Valuations should be completed by an appropriately qualified independent person following the ATOs valuation guidelines for SMSF collectables.
|Date||Disposal occurs before 1 July 2016||Disposal occurs on or after 1 July 2016|
|Acquired before1 July 2011||No need for valuation by a qualified independent valuer||Qualified independent valuer determines market price|
|Acquired on or after 1 July 2011||Qualified independent valuer determines market price||Qualified independent valuer determines market price|
SMSF collectibles summary
In summary, Collectibles can be owned by the SMSF, however, the ATO want to ensure that the trustees or members of an SMSF treat the artwork, coin, vintage cars etc as an investment for the future retirement of members, not as a perk on the way too retirement.
FAQs on SMSF collectibles
The following is a list of common questions relating to SMSF collectible investments:
Can an SMSF purchase artwork or other collectibles from a member of the fund?
No. An SMSF is prohibited by s66 of the SIS Act from purchasing artwork and other collectibles from related parties including members of the self-managed super fund. Similarly a member cannot transfer an artwork or collectable to the SMSF as an in-specie contribution.
Can an SMSF sell or transfer artwork or collectables to a member of the fund?
Yes. Provided a market valuation is obtained prior to selling or transferring the collectable(s), then it’s possible for an SMSF to transact with the member in an arms-length transaction.
This means a member of a self-managed super fund can buy a piece of artwork or jewellery from the SMSF based on an independent appraisal, or if the member is over pension age, receive the SMSF collectible as an in-specie lump sum payment.
Can an SMSF collectible be used to pay a pension to a member?
No. An in-specie transfer (of an asset rather than cash) cannot be used to make a pension payment. Pensions must be paid in cash. Even gold bullion coins or collectible coins do not count as legal tender – therefore are NOT cash!
A pension member can make a partial commutation to transfer some of their SMSF pension balance to accumulation to enable an in-specie transfer lump sum to be made.
Correct documentation is essential.
How do I record ownership of an SMSF collectable item?

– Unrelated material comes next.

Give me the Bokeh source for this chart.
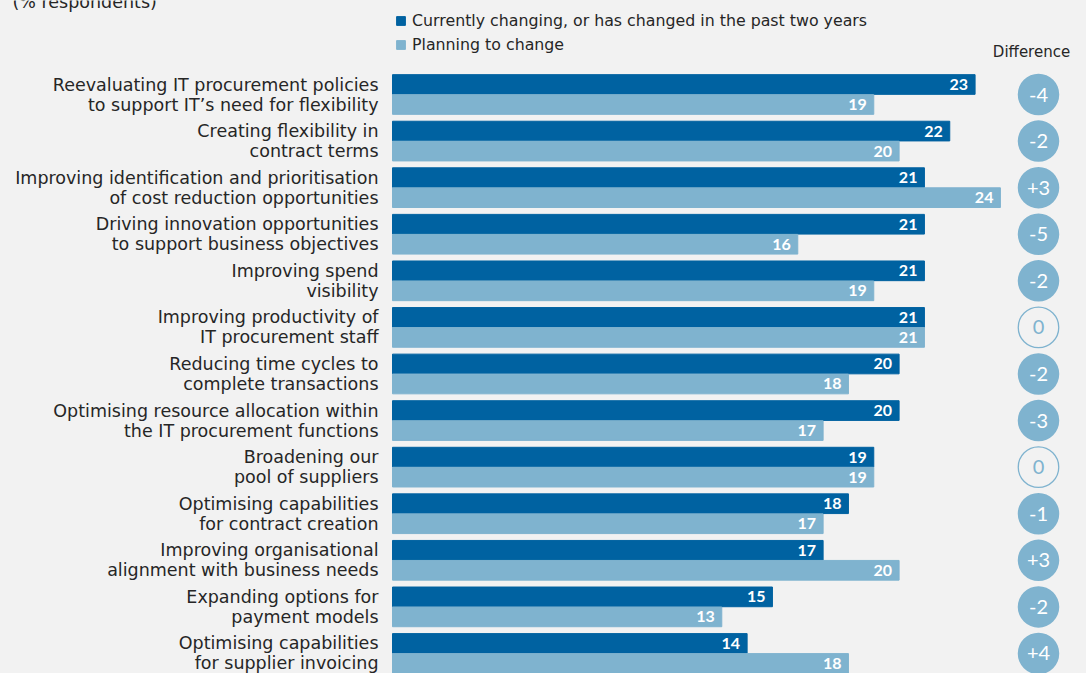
from bokeh.plotting import figure
from bokeh.models import Range1d, ColumnDataSource, Label, Legend, LegendItem
from bokeh.core.properties import value
from bokeh.embed import file_html
from bokeh.resources import INLINE

line1 = ["Reevaluating IT procurement policies", "Creating flexibility in",
         "Improving identification and prioritisation", "Driving innovation opportunities",
         "Improving spend", "Improving productivity of", "Reducing time cycles to",
         "Optimising resource allocation within", "Broadening our", "Optimising capabilities",
         "Improving organisational", "Expanding options for", "Optimising capabilities"]
line2 = ["to support IT\u2019s need for flexibility", "contract terms",
         "of cost reduction opportunities", "to support business objectives",
         "visibility", "IT procurement staff", "complete transactions",
         "the IT procurement functions", "pool of suppliers", "for contract creation",
         "alignment with business needs", "payment models", "for supplier invoicing"]
current = [23, 22, 21, 21, 21, 21, 20, 20, 19, 18, 17, 15, 14]
planning = [19, 20, 24, 16, 19, 21, 18, 17, 19, 17, 20, 13, 18]
difference = ["-4", "-2", "+3", "-5", "-2", "0", "-2", "-3", "0", "-1", "+3", "-2", "+4"]

DARK = "#0062a1"
LIGHT = "#7fb3cf"
BG = "#f2f2f2"
TXT = "#262626"
FONT = "DejaVu Sans"
NUMFONT = "Lato"

W, H = 1086, 673
PX = 25.33         # px per unit
X0 = 392           # px of zero
SP = 46.58         # group spacing px
Y0 = 94            # px of first group centre
BH = 19.7 / SP

n = len(current)
idx = list(range(n))
src = ColumnDataSource(dict(
    yc=[i - 10 / SP for i in idx], yp=[i + 10 / SP for i in idx],
    cur=current, plan=planning,
    curt=[str(v) for v in current], plant=[str(v) for v in planning],
    curx=[v - 7 / PX for v in current], planx=[v - 7 / PX for v in planning],
    l1=line1, l2=line2, g=idx,
    diff=difference,
))

p = figure(width=W, height=H, output_backend="svg", toolbar_location=None,
           x_range=Range1d(-X0 / PX, (W - X0) / PX),
           y_range=Range1d((H - Y0) / SP, -Y0 / SP),
           min_border=0, background_fill_color=BG, border_fill_color=BG,
           outline_line_color=None)
p.axis.visible = False
p.grid.visible = False

r1 = p.hbar(y="yc", left=0, right="cur", height=BH, color=DARK, source=src)
r2 = p.hbar(y="yp", left=0, right="plan", height=BH, color=LIGHT, source=src)

p.text(x="curx", y="yc", text="curt", source=src, text_align="right", text_baseline="middle",
       text_color="white", text_font=value(NUMFONT), text_font_style="bold", text_font_size="16px")
p.text(x="planx", y="yp", text="plant", source=src, text_align="right", text_baseline="middle",
       text_color="white", text_font=value(NUMFONT), text_font_style="bold", text_font_size="16px")

lx = -14 / PX
p.text(x=lx, y="yc", text="l1", source=src, text_align="right", text_baseline="middle",
       text_color=TXT, text_font=value(FONT), text_font_size="17.5px")
p.text(x=lx, y="yp", text="l2", source=src, text_align="right", text_baseline="middle",
       text_color=TXT, text_font=value(FONT), text_font_size="17.5px")

# difference circles
cx = (1038 - X0) / PX
fill_src = ColumnDataSource(dict(
    g=[i for i, d in zip(idx, difference) if d != "0"],
    d=[d for d in difference if d != "0"]))
zero_src = ColumnDataSource(dict(
    g=[i for i, d in zip(idx, difference) if d == "0"],
    d=[d for d in difference if d == "0"]))
p.scatter(x=cx, y="g", size=41.5, marker="circle", fill_color=LIGHT, line_color=None, source=fill_src)
p.scatter(x=cx, y="g", size=40.5, marker="circle", fill_color=None, line_color=LIGHT,
          line_width=1.3, source=zero_src)
p.text(x=cx, y="g", text="d", source=fill_src, text_align="center", text_baseline="middle",
       text_color="white", text_font=value(NUMFONT), text_font_size="20px")
p.text(x=cx, y="g", text="d", source=zero_src, text_align="center", text_baseline="middle",
       text_color=LIGHT, text_font=value(NUMFONT), text_font_size="20px")

p.add_layout(Label(x=(1031 - X0) / PX, y=(51.7 - Y0) / SP, text="Difference",
                   text_align="center", text_baseline="middle", text_font=FONT,
                   text_font_size="15px", text_color=TXT))
p.add_layout(Label(x=(12 - X0) / PX, y=(11 - Y0) / SP, text="(% respondents)",
                   text_align="left", text_baseline="bottom", text_font=FONT,
                   text_font_size="17.5px", text_color=TXT))

legend = Legend(items=[
    LegendItem(label="Currently changing, or has changed in the past two years", renderers=[r1]),
    LegendItem(label="Planning to change", renderers=[r2])],
    location=(395, H - 54), orientation="vertical",
    glyph_width=11, glyph_height=11, label_height=20, label_standoff=6, spacing=4,
    padding=0, margin=0, border_line_color=None, background_fill_alpha=0,
    label_text_font=FONT, label_text_font_size="15.8px", label_text_color=TXT)
p.add_layout(legend, "center")

html = file_html(p, INLINE)
html = html.replace("</head>",
                    "<style>html,body{margin:0;padding:0;background:#f2f2f2;overflow:hidden;}</style></head>", 1)
open("out.html", "w").write(html)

Many SMSF collectables do not have a formal third party registration system like shares and property, therefore the key items to prove the artwork or collectibles are owned in an SMSF are:
- Purchase documents including tax invoices
- Insurance policy documents (in the name of the SMSF of course!)
- Trustee minutes or resolutions confirming the purchase
- A Declaration of Trust or Acknowledgement of Trust document confirming the SMSF is the beneficial owner
What if I drink some wine owned by my SMSF?
Just ensure the SMSF auditor was not at the time!
Realistically, this should never happen because as per the above rules, SMSF trustees cannot store collectibles at their personal residence.
What if insurance is unavailable or too costly for my SMSF collectables?
If a separate policy of insurance cannot be obtained, then the collectible cannot be held by the SMSF and must dispose of the asset through selling to a third party of related party at market value.
Is it ‘collectible’ or ‘collectable’ ?
Collectible and collectable are alternative spellings of a word that can be an adjective or a noun. As a noun, they refer to items that are valued by collectors. Americans prefer collectible. Britons prefer collectable as an adjective and use both versions as nouns. Source: Writing Explained
Please note we have intentionally used collectible and collectable in this article to make it easier for people to find when searching for this topic.
We believe collectable is the most correct noun in an Australian context.